Shortly after the adoption of the Kalashnikov design in 1949, Soviet small-arms development found itself at a doctrinal crossroads. The AK emerged as the final survivor of a rigorous postwar rifle competition, and, in an odd twist, it was accepted despite not fully meeting the full-auto accuracy or, better described as dispersion requirements, the trials had set, as, at the time, this was prized over semi-auto accuracy. The choice reflected a broader attitude in the immediate post-World War II period, an emphasis on reliability and the capacity for effective automatic fire rather than the single-shot precision prized by some Western armies. The bloody lessons of the Eastern Front had impressed on Soviet planners that volume of fire and simplicity under battlefield stress were often more valuable than semi-automatic accuracy.
A Soviet Experiment - The Kalashnikov Assault Carbine
That widespread preference did not mean Soviet designers and generals were uninterested in semiautomatic accuracy. The early Cold War era was a moment when Soviet doctrine was evolving. On 18 June 1949, the Soviet armed forces adopted a group of new weapons intended to serve different battlefield roles: a self-loading carbine, a new assault rifle, and a squad automatic weapon. The carbine, the SKS, offered semi-auto performance and accuracy; the squad automatic weapon, the RPD, provided sustained suppressive fire, and the new Kalashnikov assault rifle answered the need for a reliable assault rifle. After WWII, doctrine shifted toward weapons that could be standardized and mass-produced; as the Soviet Army’s requirements matured, preference increasingly favored the AK over the SKS, a consolidation that sacrificed the SKS’s advantage in semiautomatic accuracy.
The Gun
That trade-off spurred a curious line of experimentation in the early 1950s. Izhmash engineers began looking for a hybrid concept that could capture the SKS’s semiautomatic accuracy and the AK’s full-automatic capability. The idea was to give the AK improved automatic accuracy performance without sacrificing its famed reliability.
This led to the development of a series of Kalashnikov experimental rifles starting in 1952 and later refined in 1955-1956, which was called the Automatic Carbine or Assault Carbine. The 1952 prototype used a heavy but very rigid milled receiver. The 1952 rifle measured about 38.4 inches overall, carried a relatively long 19-inch barrel, and weighed about 9.4 pounds. The extended barrel could recover some ballistic performance lost in shorter AKs and improve the weapon’s potential for semiautomatic accuracy, while the AK promised to retain automatic capability. One of the biggest changes was to the operating system; its gas system was moved rearward and used a short-stroke piston system.
By 1955-1956, a stamped-receiver variant had been produced, mirroring the interest in a lighter AK, which eventually led to the AKM. Stamped receivers are formed from sheet metal and are lighter and much faster to manufacture at scale for the time, which was the very reason stamped AKs later became ubiquitous. The move from milled to stamped in the hybrid program reveals the Soviet industrial imperative: if a concept showed promise, it had to be adaptable to mass production. Unfortunately, the dimensions and weight of the stamped versions produced have not been published, and public information remains sparse.

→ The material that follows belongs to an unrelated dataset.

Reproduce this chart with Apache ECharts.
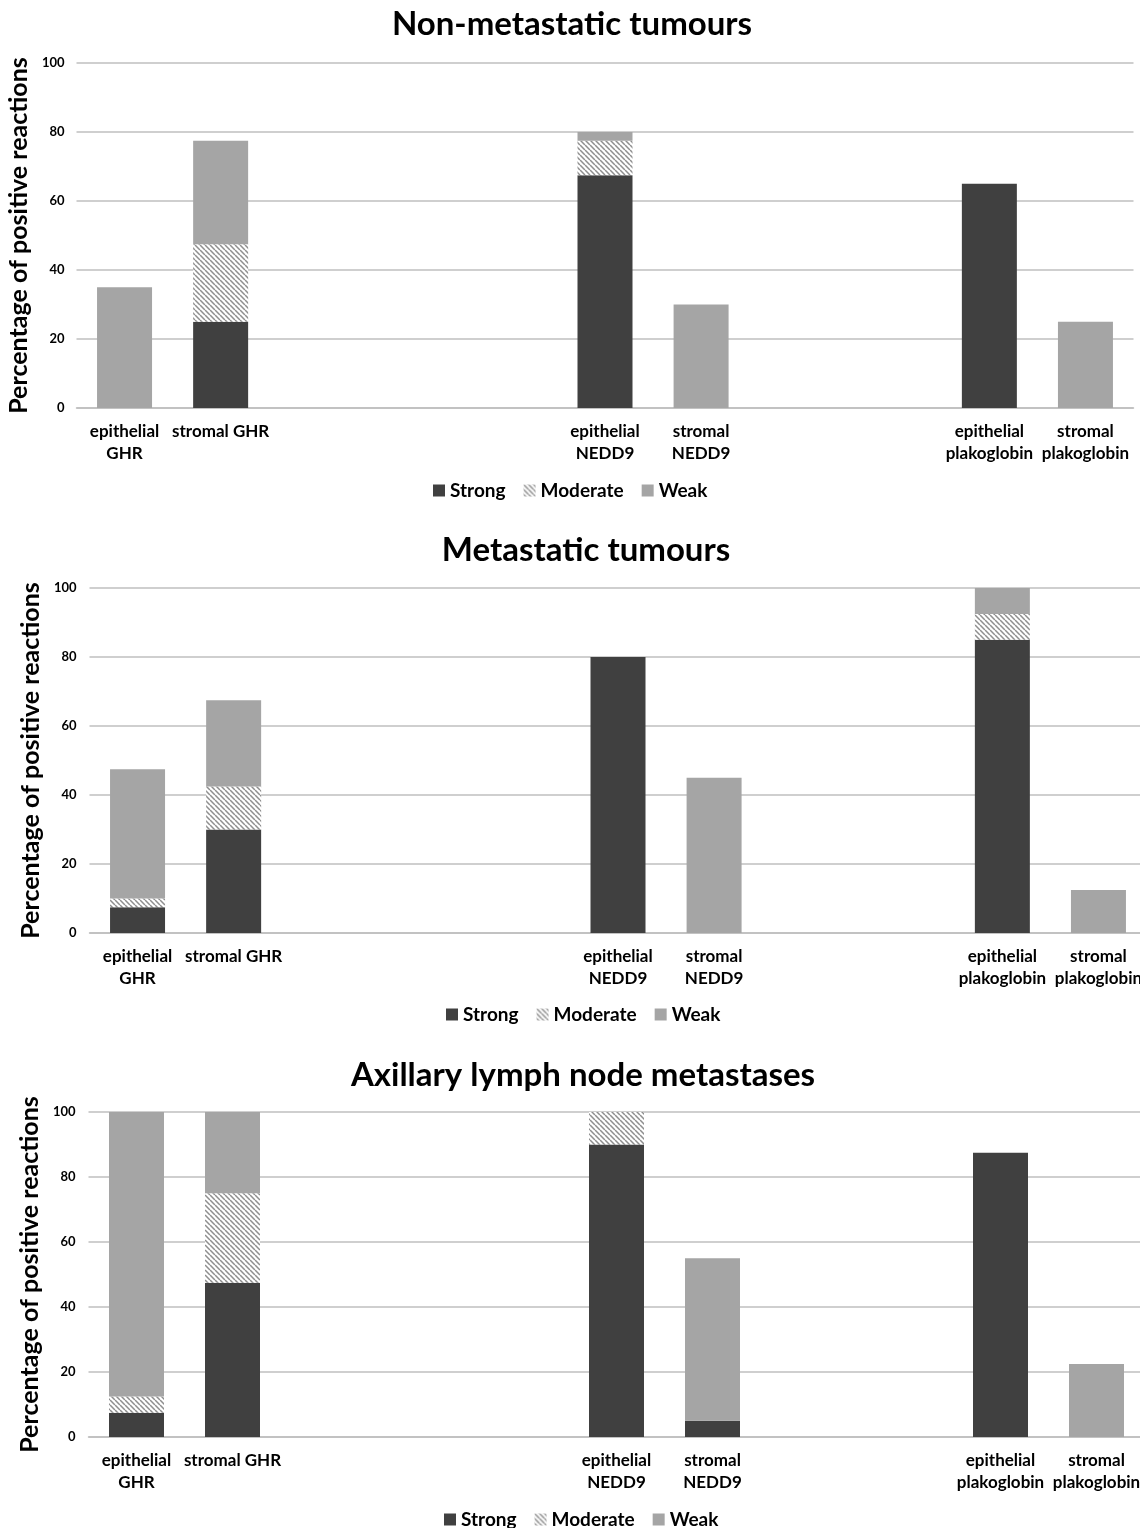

One source, the Russian magazine “Arms-Magazin”, states that the weapon failed trials. However, it does not elaborate on the precise reasons behind that failure, leaving room for speculation and interpretation. The failure could reflect any mix of factors; the rifle may not have offered a clear-enough accuracy advantage to justify adoption, it might have proved less reliable under field conditions than the standard AK, or it may simply have been politically and economically inconvenient to pursue a new small production line when the AK’s industrial momentum was building.
Why did the hybrid ultimately not replace the AK? Several converging reasons explain the result. First, the rifle failed testing; second, the Soviet procurement priorities leaned heavily toward weapons that could be produced in enormous numbers, maintained by conscripts with limited training, and that would perform under the harshest environmental conditions. The AK’s simplicity and proven reliability made it ideologically and practically preferable. Third, the hybrid's marginal gains in accuracy may not have translated into a meaningful battlefield advantage under Soviet doctrine. Fourth, the cost-benefit of changing production lines for a comparatively modest performance improvement usually favored incremental upgrades to existing equipment rather than wholesale substitution. The Soviet decision to standardize on the AK represents a coherent response to the unique operational and industrial conditions of the time, prioritizing a weapon that soldiers could depend on in any weather, that factories could produce rapidly, and that armies could sustain and keep in the fight.
Conclusion
The aborted hybrid Assault Carbine effort remains a fascinating what-if in the history of small-arms design as an earnest attempt to reconcile precision and volume, accuracy and manufacturability. It didn’t displace the AK, but it contributed quietly to the collective knowledge that later engineers would draw on. These prototypes are a reminder that the story of weapon design is as much about the paths not taken as it is about the icons that ultimately define an era. Today, a Russian assault rifle with a short-stroke system would be perfect for suppression, such as the recently adopted AM-17.